- Information shown -
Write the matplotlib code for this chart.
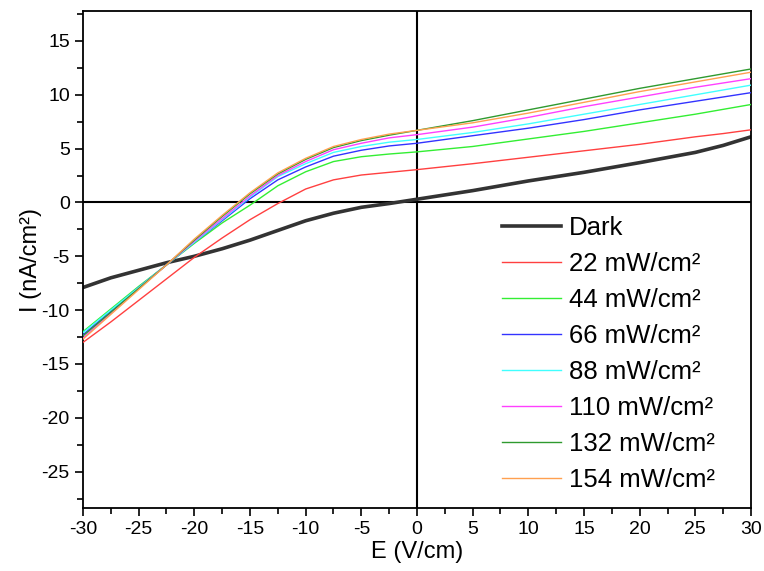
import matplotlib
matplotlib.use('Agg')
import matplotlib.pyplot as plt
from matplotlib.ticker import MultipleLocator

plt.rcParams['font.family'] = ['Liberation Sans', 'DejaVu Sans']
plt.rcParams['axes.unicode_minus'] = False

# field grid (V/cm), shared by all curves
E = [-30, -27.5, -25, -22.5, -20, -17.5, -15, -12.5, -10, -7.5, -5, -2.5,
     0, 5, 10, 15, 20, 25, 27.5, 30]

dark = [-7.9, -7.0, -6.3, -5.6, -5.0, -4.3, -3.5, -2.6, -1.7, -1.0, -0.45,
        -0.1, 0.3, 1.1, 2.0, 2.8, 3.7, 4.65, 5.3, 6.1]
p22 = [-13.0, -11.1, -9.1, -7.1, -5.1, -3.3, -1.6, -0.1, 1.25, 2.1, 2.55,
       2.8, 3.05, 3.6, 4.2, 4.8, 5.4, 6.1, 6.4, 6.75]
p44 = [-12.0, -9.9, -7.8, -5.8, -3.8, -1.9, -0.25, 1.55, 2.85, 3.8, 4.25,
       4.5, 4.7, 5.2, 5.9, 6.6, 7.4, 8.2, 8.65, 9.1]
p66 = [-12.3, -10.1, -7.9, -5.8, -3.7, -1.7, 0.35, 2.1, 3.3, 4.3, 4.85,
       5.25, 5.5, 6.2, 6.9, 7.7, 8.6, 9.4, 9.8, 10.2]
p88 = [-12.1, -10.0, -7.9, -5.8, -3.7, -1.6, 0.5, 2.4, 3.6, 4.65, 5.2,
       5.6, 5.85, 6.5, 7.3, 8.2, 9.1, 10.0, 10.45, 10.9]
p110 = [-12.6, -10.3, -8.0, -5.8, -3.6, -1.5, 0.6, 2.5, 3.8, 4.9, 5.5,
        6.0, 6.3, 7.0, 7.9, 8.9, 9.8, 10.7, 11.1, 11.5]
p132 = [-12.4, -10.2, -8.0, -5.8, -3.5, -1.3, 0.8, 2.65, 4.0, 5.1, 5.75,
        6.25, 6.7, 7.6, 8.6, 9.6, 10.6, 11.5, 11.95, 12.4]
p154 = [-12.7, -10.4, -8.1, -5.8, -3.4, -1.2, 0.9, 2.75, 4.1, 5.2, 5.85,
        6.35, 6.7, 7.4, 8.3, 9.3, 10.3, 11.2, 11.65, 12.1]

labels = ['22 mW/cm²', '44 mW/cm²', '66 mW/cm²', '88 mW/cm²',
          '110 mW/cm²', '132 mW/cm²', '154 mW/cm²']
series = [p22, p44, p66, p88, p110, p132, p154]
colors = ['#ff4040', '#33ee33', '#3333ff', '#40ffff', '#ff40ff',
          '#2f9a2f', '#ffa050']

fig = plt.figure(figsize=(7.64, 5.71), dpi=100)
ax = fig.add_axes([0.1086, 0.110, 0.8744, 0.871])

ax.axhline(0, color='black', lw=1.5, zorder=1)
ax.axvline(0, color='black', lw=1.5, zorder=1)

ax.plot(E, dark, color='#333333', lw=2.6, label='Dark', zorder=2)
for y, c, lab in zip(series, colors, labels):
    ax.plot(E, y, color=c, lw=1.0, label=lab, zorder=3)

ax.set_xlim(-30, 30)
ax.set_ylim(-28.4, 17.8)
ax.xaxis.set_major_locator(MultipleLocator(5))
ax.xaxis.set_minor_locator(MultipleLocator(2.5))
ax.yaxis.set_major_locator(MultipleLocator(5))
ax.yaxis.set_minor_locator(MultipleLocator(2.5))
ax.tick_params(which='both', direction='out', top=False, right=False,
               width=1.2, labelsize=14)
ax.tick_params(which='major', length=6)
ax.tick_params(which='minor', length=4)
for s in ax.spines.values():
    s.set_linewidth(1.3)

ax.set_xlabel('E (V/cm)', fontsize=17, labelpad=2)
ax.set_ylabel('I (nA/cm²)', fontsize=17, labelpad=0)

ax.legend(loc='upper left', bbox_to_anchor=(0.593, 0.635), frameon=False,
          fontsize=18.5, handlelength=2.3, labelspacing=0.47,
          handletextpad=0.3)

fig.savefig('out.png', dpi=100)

- Exercise objective -
Return all lines containing "matplotlib".

- Result of the task -
Write the matplotlib code for this chart.
import matplotlib
matplotlib.use('Agg')
import matplotlib.pyplot as plt
from matplotlib.ticker import MultipleLocator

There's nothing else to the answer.